Of course, as you likely knew all along, this is the story of David and Bathsheba. Contained in a single chapter of 2 Sam, we see David overlooking his kingly responsibilities, giving reign to his lusts, committing adultery, plotting to deceive the wronged husband, Uriah and, when that does not work, successfully plot his murder. Now, we return to the story in chapter 12, “Then the LORD sent Nathan (the prophet) to David. And he came to him and said, “There were two men in one city, the one rich and the other poor. 2 “The rich man had a great many flocks and herds. 3 “But the poor man had nothing except one little ewe lamb which he bought and nourished; And it grew up together with him and his children. It would eat of his bread and drink of his cup and lie in his bosom, And was like a daughter to him.4 “Now a traveler came to the rich man,And he was unwilling to take from his own flock or his own herd to prepare for the wayfarer who had come to him; Rather he took the poor man’s ewe lamb and prepared it for the man who had come to him.” 5 Then David’s anger burned greatly against the man, and he said to Nathan, “As the LORD lives, surely the man who has done this deserves to die. 6 He must make restitution for the lamb fourfold, because he did this thing and had no compassion.” 7 Then Nathan said to David, “You are that man!”
Surely David proves his faith to be false by his ungodly and murderous behavior and finds himself rejected by God! Judas could look good by comparison! But that is not the case. As we skip down to verse 13 we read this, “Then David said to Nathan, “I have sinned against the LORD.” We see his heart even more clearly and completely in Ps 51:1ff… “A Psalm of David, when Nathan the prophet came to him, after he had gone in to Bathsheba. Be gracious to me, O God, according to Your lovingkindness; According to the greatness of Your compassion blot out my transgressions. 2 Wash me thoroughly from my iniquity And cleanse me from my sin. 3 For I know my transgressions, And my sin is ever before me. 4 Against You, You only, I have sinned and done what is evil in Your sight, so that You are justified when You speak and blameless when You judge… Purify me with hyssop, and I shall be clean; Wash me, and I shall be whiter than snow. 8 Make me to hear joy and gladness, Let the bones which You have broken rejoice. 9 Hide Your face from my sins and blot out all my iniquities. 10 Create in me a clean heart, O God, And renew a steadfast spirit within me. 11 Do not cast me away from Your presence And do not take Your Holy Spirit from me. 12 Restore to me the joy of Your salvation and sustain me with a willing spirit.”

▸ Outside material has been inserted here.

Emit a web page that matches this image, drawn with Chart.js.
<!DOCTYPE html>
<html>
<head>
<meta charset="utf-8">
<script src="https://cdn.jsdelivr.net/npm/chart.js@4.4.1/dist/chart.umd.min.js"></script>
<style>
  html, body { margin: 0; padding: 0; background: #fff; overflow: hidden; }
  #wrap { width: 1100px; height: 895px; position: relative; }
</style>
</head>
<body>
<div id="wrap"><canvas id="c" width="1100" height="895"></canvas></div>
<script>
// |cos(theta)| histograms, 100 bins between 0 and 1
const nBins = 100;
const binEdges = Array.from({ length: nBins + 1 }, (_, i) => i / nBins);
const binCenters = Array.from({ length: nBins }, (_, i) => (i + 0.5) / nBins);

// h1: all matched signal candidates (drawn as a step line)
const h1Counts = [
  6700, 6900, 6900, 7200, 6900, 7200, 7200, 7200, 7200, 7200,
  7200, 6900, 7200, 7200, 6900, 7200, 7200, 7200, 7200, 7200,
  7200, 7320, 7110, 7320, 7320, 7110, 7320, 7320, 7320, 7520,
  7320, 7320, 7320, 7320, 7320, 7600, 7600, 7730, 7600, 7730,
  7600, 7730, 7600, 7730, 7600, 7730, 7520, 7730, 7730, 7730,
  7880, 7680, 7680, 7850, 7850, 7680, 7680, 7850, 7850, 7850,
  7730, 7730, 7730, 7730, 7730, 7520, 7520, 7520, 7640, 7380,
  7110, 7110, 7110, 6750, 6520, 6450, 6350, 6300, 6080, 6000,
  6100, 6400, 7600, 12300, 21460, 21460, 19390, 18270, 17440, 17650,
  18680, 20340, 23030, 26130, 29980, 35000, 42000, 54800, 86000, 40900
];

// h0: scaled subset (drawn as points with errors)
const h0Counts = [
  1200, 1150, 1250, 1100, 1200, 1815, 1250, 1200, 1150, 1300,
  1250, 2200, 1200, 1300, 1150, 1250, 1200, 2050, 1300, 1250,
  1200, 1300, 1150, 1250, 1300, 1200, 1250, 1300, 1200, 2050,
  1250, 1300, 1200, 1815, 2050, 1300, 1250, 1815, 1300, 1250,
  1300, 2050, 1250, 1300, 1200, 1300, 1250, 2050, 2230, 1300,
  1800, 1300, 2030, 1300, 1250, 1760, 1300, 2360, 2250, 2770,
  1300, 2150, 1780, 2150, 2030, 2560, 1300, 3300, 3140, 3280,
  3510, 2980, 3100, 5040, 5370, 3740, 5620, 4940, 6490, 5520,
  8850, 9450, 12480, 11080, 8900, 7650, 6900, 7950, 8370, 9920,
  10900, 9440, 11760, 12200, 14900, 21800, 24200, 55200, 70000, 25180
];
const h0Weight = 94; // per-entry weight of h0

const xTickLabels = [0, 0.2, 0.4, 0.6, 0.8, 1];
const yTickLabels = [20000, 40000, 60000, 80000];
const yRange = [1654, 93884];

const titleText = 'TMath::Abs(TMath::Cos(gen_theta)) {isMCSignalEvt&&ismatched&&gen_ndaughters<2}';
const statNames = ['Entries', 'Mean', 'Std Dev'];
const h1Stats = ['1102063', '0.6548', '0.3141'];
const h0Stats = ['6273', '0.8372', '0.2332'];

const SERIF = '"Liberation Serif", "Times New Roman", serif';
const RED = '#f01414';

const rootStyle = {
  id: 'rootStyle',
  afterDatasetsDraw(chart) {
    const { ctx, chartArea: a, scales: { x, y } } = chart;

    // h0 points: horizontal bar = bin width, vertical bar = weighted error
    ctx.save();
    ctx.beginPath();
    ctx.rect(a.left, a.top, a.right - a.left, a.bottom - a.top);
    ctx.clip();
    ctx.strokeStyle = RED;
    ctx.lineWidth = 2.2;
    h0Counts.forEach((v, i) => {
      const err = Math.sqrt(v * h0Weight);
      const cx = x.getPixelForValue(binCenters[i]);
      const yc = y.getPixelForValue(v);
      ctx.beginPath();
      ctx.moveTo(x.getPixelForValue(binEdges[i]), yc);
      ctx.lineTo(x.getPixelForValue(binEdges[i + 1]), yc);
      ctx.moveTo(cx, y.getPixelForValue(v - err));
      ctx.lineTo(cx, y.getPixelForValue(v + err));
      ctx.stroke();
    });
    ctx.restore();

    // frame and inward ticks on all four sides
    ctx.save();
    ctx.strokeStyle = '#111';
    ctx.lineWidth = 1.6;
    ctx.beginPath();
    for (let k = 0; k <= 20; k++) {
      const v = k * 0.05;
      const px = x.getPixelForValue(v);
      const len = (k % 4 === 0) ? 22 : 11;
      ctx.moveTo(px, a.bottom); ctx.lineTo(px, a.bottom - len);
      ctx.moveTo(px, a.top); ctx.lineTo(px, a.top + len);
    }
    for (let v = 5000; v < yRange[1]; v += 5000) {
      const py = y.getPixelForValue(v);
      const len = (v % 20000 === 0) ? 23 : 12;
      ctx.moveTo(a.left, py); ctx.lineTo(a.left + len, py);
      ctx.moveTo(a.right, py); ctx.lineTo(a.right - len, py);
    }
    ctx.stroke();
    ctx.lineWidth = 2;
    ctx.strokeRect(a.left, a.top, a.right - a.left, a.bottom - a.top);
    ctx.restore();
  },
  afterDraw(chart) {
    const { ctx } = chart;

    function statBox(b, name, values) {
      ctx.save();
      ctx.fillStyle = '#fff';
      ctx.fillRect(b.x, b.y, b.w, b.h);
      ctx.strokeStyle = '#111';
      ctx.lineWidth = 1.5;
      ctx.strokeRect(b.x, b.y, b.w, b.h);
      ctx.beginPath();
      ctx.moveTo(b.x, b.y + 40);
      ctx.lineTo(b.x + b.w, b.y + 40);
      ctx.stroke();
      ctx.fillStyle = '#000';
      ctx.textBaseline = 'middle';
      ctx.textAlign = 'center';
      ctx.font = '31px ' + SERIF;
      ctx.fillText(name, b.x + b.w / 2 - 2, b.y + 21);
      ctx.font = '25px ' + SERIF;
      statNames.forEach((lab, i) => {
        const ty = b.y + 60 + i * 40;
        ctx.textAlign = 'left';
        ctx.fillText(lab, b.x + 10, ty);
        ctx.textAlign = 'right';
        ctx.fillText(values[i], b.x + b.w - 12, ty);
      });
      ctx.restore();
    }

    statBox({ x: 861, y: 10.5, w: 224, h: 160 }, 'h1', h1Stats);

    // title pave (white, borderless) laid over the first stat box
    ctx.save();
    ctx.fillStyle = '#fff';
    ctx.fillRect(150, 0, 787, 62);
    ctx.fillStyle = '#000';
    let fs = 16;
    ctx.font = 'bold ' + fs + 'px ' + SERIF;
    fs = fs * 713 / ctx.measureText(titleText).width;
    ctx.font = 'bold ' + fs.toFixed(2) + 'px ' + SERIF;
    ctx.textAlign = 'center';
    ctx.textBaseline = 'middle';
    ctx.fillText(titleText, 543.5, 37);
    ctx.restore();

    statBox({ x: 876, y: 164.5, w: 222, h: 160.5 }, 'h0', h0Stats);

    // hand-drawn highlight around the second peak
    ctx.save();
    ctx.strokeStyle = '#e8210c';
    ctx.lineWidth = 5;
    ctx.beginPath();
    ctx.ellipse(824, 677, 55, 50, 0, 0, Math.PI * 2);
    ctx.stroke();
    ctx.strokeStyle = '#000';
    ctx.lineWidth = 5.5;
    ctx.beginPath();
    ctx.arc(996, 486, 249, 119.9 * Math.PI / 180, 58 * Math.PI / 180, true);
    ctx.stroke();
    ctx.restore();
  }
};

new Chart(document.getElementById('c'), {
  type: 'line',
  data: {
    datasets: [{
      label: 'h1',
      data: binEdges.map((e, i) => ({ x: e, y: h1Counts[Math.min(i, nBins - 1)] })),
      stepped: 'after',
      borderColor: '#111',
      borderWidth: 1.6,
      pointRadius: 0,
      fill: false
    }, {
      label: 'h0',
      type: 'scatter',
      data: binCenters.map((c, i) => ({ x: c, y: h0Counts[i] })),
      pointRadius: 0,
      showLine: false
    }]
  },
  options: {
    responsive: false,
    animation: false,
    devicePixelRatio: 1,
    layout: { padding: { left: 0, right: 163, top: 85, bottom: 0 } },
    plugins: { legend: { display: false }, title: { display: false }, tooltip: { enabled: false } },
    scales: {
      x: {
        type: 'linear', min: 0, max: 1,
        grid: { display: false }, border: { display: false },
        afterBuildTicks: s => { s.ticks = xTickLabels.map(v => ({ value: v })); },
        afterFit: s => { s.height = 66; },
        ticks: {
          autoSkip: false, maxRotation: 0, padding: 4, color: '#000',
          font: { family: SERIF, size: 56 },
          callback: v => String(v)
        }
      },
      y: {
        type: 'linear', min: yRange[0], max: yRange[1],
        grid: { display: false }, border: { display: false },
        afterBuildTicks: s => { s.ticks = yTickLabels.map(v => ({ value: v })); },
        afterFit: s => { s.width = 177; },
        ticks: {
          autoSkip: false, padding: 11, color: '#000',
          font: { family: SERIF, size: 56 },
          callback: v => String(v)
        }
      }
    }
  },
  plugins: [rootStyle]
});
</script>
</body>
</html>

You see, in the midst of his sin, David still had a heart that was inclined toward God…a heart desirous of restoration and righteousness. He has a righteous anger toward the man that Nathan describes…the one who treated the poor man shamefully…the man that was himself. Can you imagine how devastated and ashamed he was when he heard the words from God’s spokesman, “You are that man!” He was already in a state of misery over his sin…his sin was “ever before him”…inescapable… according to verse 3. He compares his condition, in verse 8, to “broken bones” Beloved, we can judge the reality of our faith by the misery God blesses us with when we are in sin and rebellion. In Heb 12:5,6 we read that God promises to discipline those whom He loves. It says, “My son, do not regard lightly the discipline of the Lord, nor be weary when reproved by him. 6 For the Lord disciplines the one he loves, and chastises every son whom he receives.” We serve a Lord who is anxious to forgive… after David acknowledges his sin in vs 13, Nathan then assures him that God forgives him. And God is anxious to forgive and restore us when we come to Him repentant of our rebellion and sin. After these sins, David is still called a servant of God in Acts 13:36. He is still found in the “roll call” of faith found in Heb 11. He is still the predominate name in the lineage of Jesus. He remained a man “after God’s own heart”

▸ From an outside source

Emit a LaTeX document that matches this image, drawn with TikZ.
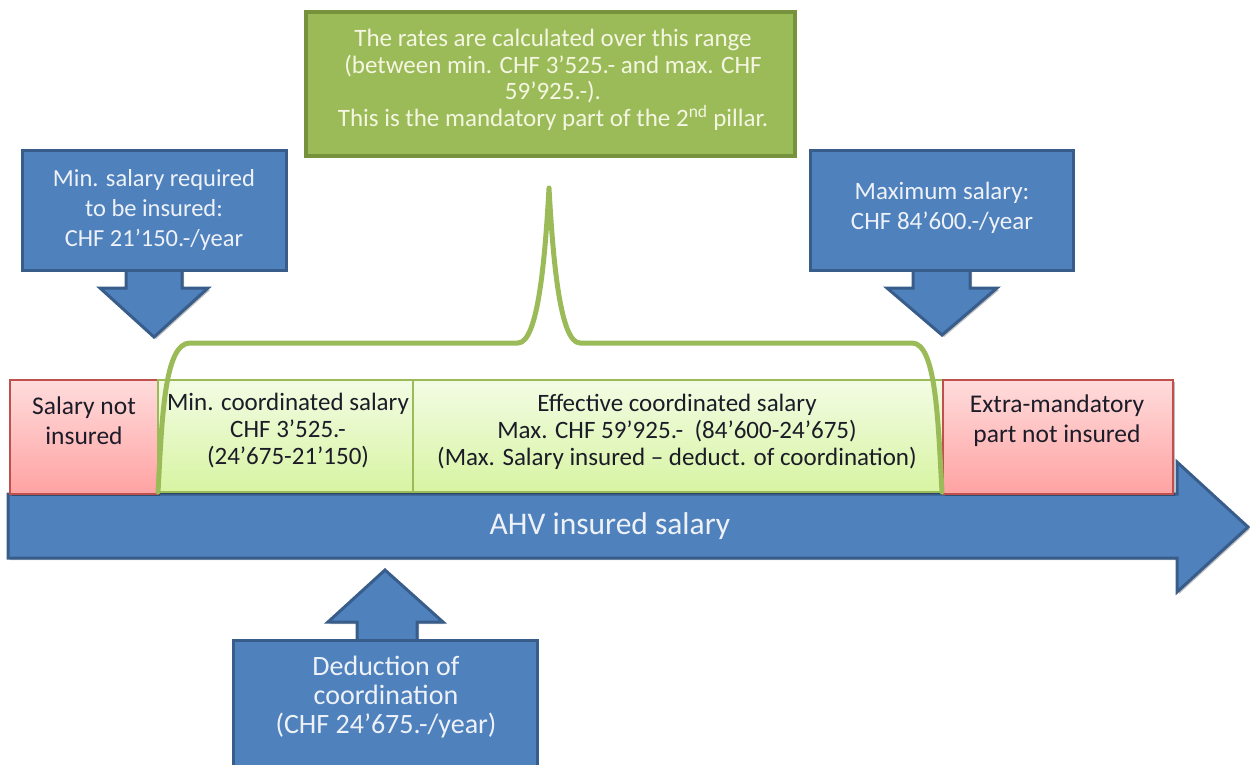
\documentclass[tikz,border=0pt]{standalone}
\usepackage{fontspec}
\setmainfont{Carlito}
\usetikzlibrary{shadows,calc}
\definecolor{bfill}{HTML}{4F81BD}
\definecolor{bline}{HTML}{385D8A}
\definecolor{gfill}{HTML}{9BBB59}
\definecolor{gline}{HTML}{76923C}
\definecolor{rline}{HTML}{C0504D}
\definecolor{rtop}{HTML}{FFDCDC}
\definecolor{rbot}{HTML}{FFA2A2}
\definecolor{gtop}{HTML}{F3FCE4}
\definecolor{gbot}{HTML}{D7F4A2}
\definecolor{wtext}{HTML}{EEF2F8}
\definecolor{ctext}{HTML}{F5F6E2}
\definecolor{dtext}{HTML}{1C1C28}
\tikzset{
  shad/.style={drop shadow={shadow xshift=2pt,shadow yshift=-2pt,opacity=0.25,fill=black}},
  bluebox/.style={draw=bline, fill=bfill, line width=3pt, inner sep=0pt, shad},
  bluetext/.style={text=wtext, align=center, inner sep=0pt},
  blockarrow/.style={draw=bline, fill=bfill, line width=3pt, line join=miter, shad},
  redbox/.style={draw=rline, line width=1.5pt, top color=rtop, bottom color=rbot, inner sep=0pt, shad},
  greenbox/.style={draw=gfill, line width=1.5pt, top color=gtop, bottom color=gbot, inner sep=0pt, shad},
  bartext/.style={text=dtext, align=center, inner sep=0pt, font=\fontsize{25}{27}\selectfont},
  topbox/.style={draw=gline, fill=gfill, line width=4pt, inner sep=0pt, shad},
  brace/.style={draw=gfill, line width=5pt, line cap=round, line join=round},
}
\begin{document}
\begin{tikzpicture}[x=1pt,y=-1pt]
\useasboundingbox (0,0) rectangle (1254,764);
\clip (0,0) rectangle (1254,764);

% big AHV arrow
\path[blockarrow] (8,494) -- (1177,494) -- (1177,462) -- (1248,527) -- (1177,592) -- (1177,558) -- (8,558) -- cycle;
\node[bluetext, font=\fontsize{31.5}{34}\selectfont] (ahv) at (610,526) {AHV insured salary};

% bar boxes
\node[redbox, minimum width=148pt, minimum height=114pt] (r1) at (84,437) {};
\node[greenbox, minimum width=255pt, minimum height=112pt] (g1) at (285.5,436) {};
\node[greenbox, minimum width=530pt, minimum height=112pt] (g2) at (678,436) {};
\node[redbox, minimum width=230pt, minimum height=114pt] (r2) at (1058,437) {};

\node[bartext, font=\fontsize{25.5}{30}\selectfont] (r1t) at (84,421) {Salary not\\insured};
\node[bartext] (g1t) at (288,431) {Min. coordinated salary\\CHF 3’525.-\\(24’675-21’150)};
\node[bartext] (g2t) at (677,432) {Effective coordinated salary\\Max. CHF 59’925.-\ \ (84’600-24’675)\\(Max. Salary insured – deduct. of coordination)};
\node[bartext, font=\fontsize{25.5}{30}\selectfont] (r2t) at (1057,421) {Extra-mandatory\\part not insured};

% brace
\coordinate (bl) at (158,492);
\coordinate (br) at (942,492);
\coordinate (bp) at (549,188);
\draw[brace] (bl) .. controls (162,420) and (164,343) .. (190,343) -- (518,343)
  .. controls (538,343) and (545,260) .. (bp)
  .. controls (553,260) and (560,343) .. (580,343) -- (912,343)
  .. controls (936,343) and (938,420) .. (br);

% top green box
\node[topbox, minimum width=489pt, minimum height=144pt] (top) at (550.5,84) {};
\node[bluetext, text=ctext, font=\fontsize{25}{26.5}\selectfont] (topt) at (553,80)
  {The rates are calculated over this range\\(between min. CHF 3’525.- and max. CHF\\59’925.-).\\This is the mandatory part of the 2\textsuperscript{nd} pillar.};

% left callout
\path[blockarrow] (126,268) -- (126,288) -- (100,288) -- (154,337) -- (208,288) -- (182,288) -- (182,268) -- cycle;
\node[bluebox, minimum width=264pt, minimum height=120pt] (minb) at (154,210) {};
\node[bluetext, font=\fontsize{24.5}{30}\selectfont] (minbt) at (154,210) {Min. salary required\\to be insured:\\CHF 21’150.-/year};

% right callout
\path[blockarrow] (913,268) -- (913,288) -- (887,288) -- (942,335) -- (997,288) -- (970,288) -- (970,268) -- cycle;
\node[bluebox, minimum width=263pt, minimum height=120pt] (maxb) at (941.5,210) {};
\node[bluetext, font=\fontsize{25}{30}\selectfont] (maxbt) at (942,208) {Maximum salary:\\CHF 84’600.-/year};

% bottom callout
\path[blockarrow] (357,642) -- (357,622) -- (328,622) -- (385,570) -- (443,622) -- (417,622) -- (417,642) -- cycle;
\node[bluebox, minimum width=304pt, minimum height=140pt] (dedb) at (385,710) {};
\node[bluetext, font=\fontsize{28}{29}\selectfont] (dedbt) at (386,697) {Deduction of\\coordination\\(CHF 24’675.-/year)};
\end{tikzpicture}
\end{document}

But before we leave the story of David, we do have to look at one last thing. Though David was forgiven and restored, he was not relieved of the consequences of his sin. Let’s return to 2 Sam 12:7 where we read, “ Thus says the LORD God of Israel, ‘It is I who anointed you king over Israel and it is I who delivered you from the hand of Saul. 8 I also gave you your master’s house and your master’s wives into your care, and I gave you the house of Israel and Judah; and if that had been too little, I would have added to you many more things like these! 9 Why have you despised the word of the LORD by doing evil in His sight? You have struck down Uriah the Hittite with the sword, have taken his wife to be your wife, and have killed him with the sword of the sons of Ammon. Now therefore, the sword shall never depart from your house, because you have despised Me and have taken the wife of Uriah the Hittite to be your wife.’ 11 Thus says the LORD, ‘Behold, I will raise up evil against you from your own household; I will even take your wives before your eyes and give them to your companion, and he will lie with your wives in broad daylight. 12 Indeed you did it secretly, but I will do this thing before all Israel, and under the sun…However, because by this deed you have given occasion to the enemies of the LORD to blaspheme, the child also that is born to you shall surely die.” ’”

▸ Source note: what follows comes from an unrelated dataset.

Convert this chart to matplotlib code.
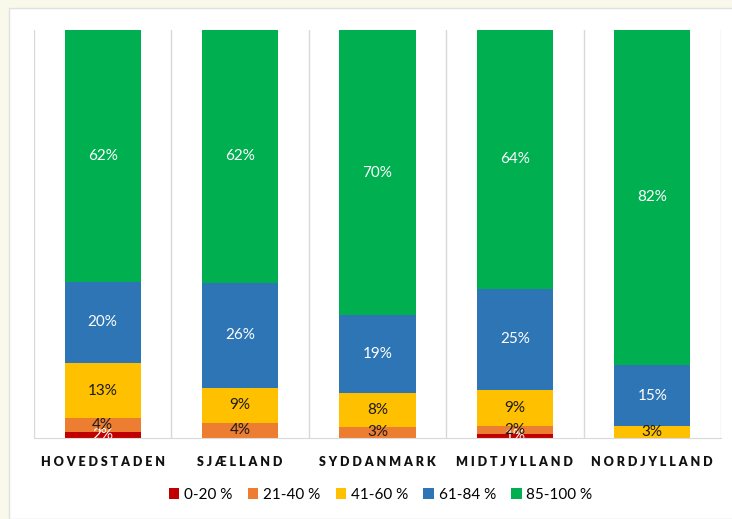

We could spend weeks unpacking these verses, but suffice to say, David did lose the child growing in the womb of Bathsheba. And his reign and household was characterized by violence and uprising. His son, Amnon, was guilty of the incestuous rape of his sister. In retaliation, David’s son Absalom murdered his brother to avenge his sister and later, while trying to overthrow David and usurp his kingdom, publicly had sexual intercourse with David’s concubines in order to show scorn and disrespect for his father. What a tragic series of events!
Beloved, the life of David serves as both a source of hope and restoration as well as a dire warning of the unintended consequences of our sin. While he had to live with the consequences of his sin, please understand that he was not defined by that sin. He remained “a man after God’s own heart”. Just as found forgiveness and restoration from a loving God, so, too, can we.
So, what is our answer to that question posed earlier, “What happens if I fail to follow Jesus?” At worst, we find ourselves alienated from the life of God as He proclaims our faith to be false and banishes us from His presence. At best, we find ourselves in a state of misery, suffering from the consequences of our sin and rebellion…and causing those around us, and God Himself, to suffer as well. The good news…the news that Christ brings through His blood and atoning work…is that we can repent of either state and come to abundant and eternal life in Christ as we seek His will and work.